As I reflected on what I had written and how I was feeling, the Holy Spirit showed me this passage again. I am supposed to be sharing my pain openly. I am supposed to be boasting of my weakness. And what was I doing by keeping it all inside? By staying polite and contained? I had convinced myself that in order for people to be inspired by my journey with chronic illness, I had to be positive and strong and have it all together. I was trying to do it all by myself, and not letting God come into this picture. Sure, I talked about how I was turning to God to get through this, but I wasn’t letting people see the true depths of my pain, or the true power of what God could do in the midst of it.
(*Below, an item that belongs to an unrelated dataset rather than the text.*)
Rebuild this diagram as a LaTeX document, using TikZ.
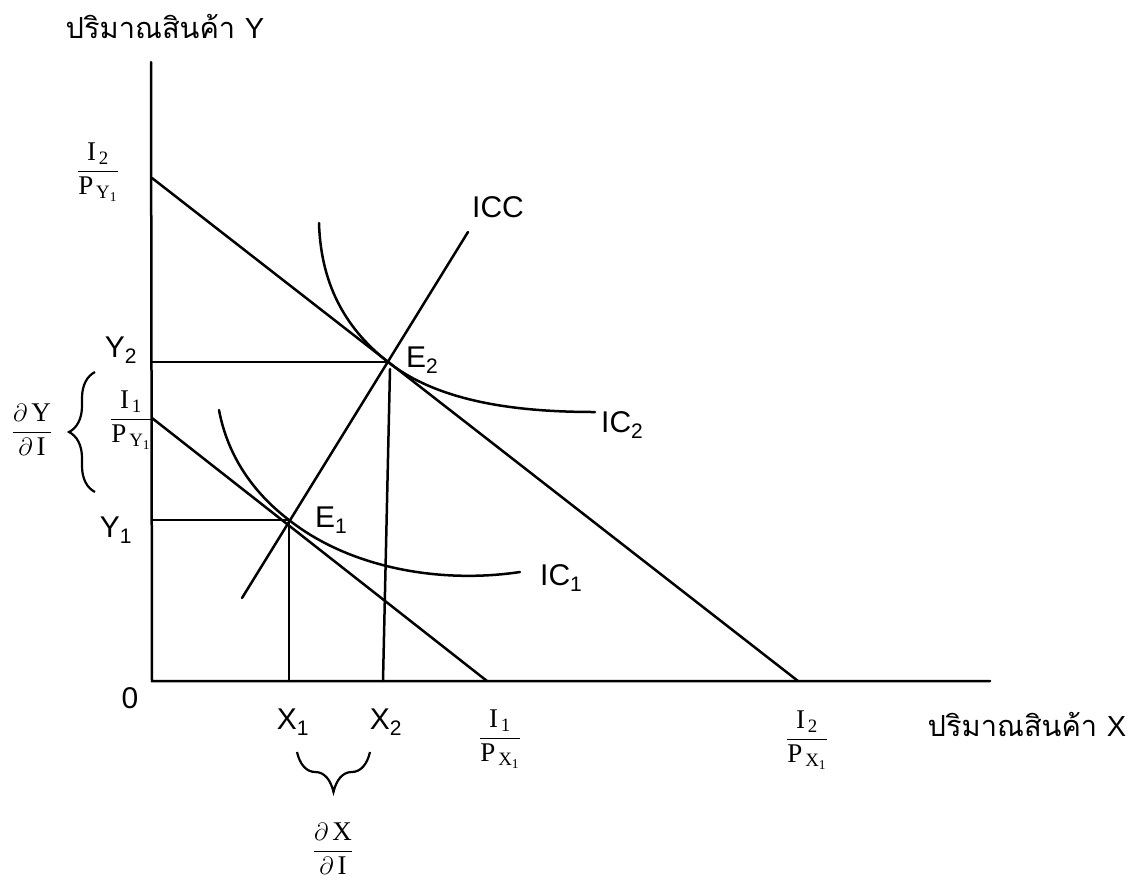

I was coming across as this perky, pulled-together warrior of chronic illness. I cringed. I had become proud, just as Paul had warned against. My pride here was preventing God from working any real miracles in my mess. My pride was telling me that I had to be strong enough to cope with this mess on my own, in order for God to look good. Let me tell you, in case there is any doubt here, that He does NOT need my help to look good. My weaknesses do NOT reflect poorly on Him — or on me, for that matter.

 

We are given these thorns to keep us humble. To keep us reliant on God. To keep us focused on His glory, not our own. I am only strong because I use His strength. I only have courage because He gives me faith. Satan can keep me sick as long as he wants, because while I am sick and unable to accomplish the things I want, I get to rely on God to accomplish them through me. Satan can keep delivering these blows, because God will keep giving me grace to bear it.